Better LJSpeech or LibriTTS for finetuning a single speaker voice? Or training from scratch with not so much data?

yl4579 / StyleTTS2

StyleTTS 2: Towards Human-Level Text-to-Speech through Style Diffusion and Adversarial Training with Large Speech Language Models

MIT License

4.38k stars 340 forks source link

Better LJSpeech or LibriTTS for finetuning a single speaker voice? Or training from scratch with not so much data? #226

Open Sweetapocalyps3 opened 3 months ago

Sweetapocalyps3 commented 3 months ago

Hi everyone,

I'm wondering if it should be LJSpeech or LibriTTS the proper candidate to be used to finetune a single person voice. I've seen that there is a multispeaker boolean field in the configuration, which in my case should be set to false, but I don't know if this imply I have to use LJSpeech, since LibriTTS is a multispeaker.

Maybe is it even better to train the model from scratch? I'm thinking about it, but I suppose I have too few samples (126 files of clean audio for a total of almost 19 minutes)

Thank you in advance.

meng2468 commented 2 months ago

LibriTTS is by far the better choice, the model has seen multiple speakers, and can adapt far better to a smaller dataset for a single speaker.

You can leave all of the settings in config_ft.yml the same (Changing only dataset, then batch size and window size depending on your hardware).

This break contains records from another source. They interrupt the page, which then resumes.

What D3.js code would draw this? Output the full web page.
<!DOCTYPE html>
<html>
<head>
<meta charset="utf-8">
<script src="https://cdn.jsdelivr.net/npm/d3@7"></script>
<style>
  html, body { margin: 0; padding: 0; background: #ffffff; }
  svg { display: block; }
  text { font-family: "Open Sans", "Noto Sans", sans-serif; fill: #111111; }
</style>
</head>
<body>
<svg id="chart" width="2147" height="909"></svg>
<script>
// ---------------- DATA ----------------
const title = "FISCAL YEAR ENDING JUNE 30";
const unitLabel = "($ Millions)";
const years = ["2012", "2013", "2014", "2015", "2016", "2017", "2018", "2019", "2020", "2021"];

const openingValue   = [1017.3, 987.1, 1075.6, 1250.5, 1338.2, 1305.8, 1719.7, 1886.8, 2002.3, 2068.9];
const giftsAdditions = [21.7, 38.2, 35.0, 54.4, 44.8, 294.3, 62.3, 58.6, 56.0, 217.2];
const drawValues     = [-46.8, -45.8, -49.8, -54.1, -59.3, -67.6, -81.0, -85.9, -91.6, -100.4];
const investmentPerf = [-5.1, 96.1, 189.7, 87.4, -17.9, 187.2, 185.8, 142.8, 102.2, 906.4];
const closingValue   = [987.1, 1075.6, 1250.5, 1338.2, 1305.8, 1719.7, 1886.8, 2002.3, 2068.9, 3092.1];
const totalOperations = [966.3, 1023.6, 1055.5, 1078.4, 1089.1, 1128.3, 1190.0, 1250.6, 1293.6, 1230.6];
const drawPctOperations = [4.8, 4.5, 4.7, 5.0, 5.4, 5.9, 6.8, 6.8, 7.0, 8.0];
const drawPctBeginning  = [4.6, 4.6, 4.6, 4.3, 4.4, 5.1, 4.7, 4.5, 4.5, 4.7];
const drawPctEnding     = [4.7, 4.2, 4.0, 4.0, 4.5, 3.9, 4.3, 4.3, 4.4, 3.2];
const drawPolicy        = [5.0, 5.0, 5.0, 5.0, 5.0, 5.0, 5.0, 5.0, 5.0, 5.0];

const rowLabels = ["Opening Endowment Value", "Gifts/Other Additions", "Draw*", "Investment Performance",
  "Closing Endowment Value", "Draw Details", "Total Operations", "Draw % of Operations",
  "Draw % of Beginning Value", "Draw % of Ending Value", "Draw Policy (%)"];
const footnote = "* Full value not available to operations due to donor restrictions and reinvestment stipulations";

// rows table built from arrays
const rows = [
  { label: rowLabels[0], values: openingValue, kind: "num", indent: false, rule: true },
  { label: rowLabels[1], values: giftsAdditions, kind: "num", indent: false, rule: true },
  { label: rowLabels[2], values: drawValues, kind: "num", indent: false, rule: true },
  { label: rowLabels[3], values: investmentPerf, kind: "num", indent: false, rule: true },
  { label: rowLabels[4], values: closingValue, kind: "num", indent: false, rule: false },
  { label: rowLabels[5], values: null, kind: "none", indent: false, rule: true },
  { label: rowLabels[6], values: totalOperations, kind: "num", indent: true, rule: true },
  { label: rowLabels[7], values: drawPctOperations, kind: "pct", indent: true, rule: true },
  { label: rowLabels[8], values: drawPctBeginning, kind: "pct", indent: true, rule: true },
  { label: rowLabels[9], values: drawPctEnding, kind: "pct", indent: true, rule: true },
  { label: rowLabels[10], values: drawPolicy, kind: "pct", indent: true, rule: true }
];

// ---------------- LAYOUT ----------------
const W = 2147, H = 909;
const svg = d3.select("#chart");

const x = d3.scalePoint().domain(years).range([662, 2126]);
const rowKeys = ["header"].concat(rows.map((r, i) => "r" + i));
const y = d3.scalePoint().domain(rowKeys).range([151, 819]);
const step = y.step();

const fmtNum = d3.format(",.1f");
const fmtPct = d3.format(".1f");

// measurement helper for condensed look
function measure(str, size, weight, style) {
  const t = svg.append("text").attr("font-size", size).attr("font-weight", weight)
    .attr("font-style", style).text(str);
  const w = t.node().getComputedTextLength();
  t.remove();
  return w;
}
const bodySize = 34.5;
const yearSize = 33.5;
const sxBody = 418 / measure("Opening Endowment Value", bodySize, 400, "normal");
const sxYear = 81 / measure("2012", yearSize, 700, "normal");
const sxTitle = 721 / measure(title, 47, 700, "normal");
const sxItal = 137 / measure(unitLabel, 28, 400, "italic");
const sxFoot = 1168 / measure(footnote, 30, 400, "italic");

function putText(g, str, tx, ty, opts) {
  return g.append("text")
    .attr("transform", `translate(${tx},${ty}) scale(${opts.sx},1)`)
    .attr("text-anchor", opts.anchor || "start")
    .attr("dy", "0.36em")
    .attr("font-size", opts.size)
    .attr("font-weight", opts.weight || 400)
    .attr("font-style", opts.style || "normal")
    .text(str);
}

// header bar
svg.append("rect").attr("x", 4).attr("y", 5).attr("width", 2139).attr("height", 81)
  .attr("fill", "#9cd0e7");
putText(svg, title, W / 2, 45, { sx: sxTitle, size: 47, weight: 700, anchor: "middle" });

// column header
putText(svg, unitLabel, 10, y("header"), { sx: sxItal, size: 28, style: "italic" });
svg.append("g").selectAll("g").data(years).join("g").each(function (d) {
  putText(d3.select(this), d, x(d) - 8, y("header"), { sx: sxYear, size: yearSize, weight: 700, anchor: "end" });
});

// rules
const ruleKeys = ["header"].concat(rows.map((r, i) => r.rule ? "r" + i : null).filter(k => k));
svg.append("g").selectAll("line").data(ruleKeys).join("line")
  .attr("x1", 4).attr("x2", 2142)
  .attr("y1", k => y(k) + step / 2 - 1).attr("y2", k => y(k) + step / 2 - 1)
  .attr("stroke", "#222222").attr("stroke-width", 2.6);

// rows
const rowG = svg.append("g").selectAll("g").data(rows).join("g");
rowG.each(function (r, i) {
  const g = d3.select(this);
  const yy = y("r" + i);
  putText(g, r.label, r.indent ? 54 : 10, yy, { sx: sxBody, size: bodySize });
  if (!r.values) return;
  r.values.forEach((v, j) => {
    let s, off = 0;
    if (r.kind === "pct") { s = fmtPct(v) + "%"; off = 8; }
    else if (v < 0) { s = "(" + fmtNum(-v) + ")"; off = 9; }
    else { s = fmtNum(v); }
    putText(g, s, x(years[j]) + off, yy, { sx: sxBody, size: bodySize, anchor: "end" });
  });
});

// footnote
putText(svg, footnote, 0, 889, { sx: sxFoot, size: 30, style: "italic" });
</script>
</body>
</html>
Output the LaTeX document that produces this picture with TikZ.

Multi-speaker should be kept on true, just make sure that in your dataset metafiles the speaker_id is set to the same id for each file.

Training the model from scratch from with 19 minutes of data will most likely yield bad results, although I haven't tried myself.

Helpful details on fine-tuning: https://github.com/yl4579/StyleTTS2/discussions/81

GUUser91 commented 1 month ago

You can use vokan. https://huggingface.co/ShoukanLabs/Vokan

traderpedroso commented 1 month ago

You can use vokan.

https://huggingface.co/ShoukanLabs/Vokan

The expressions and emphasis in the voices sound really natural, but there are always noises at the beginning and especially at the end. I believe a pad of silence at the start and end was missing during the training.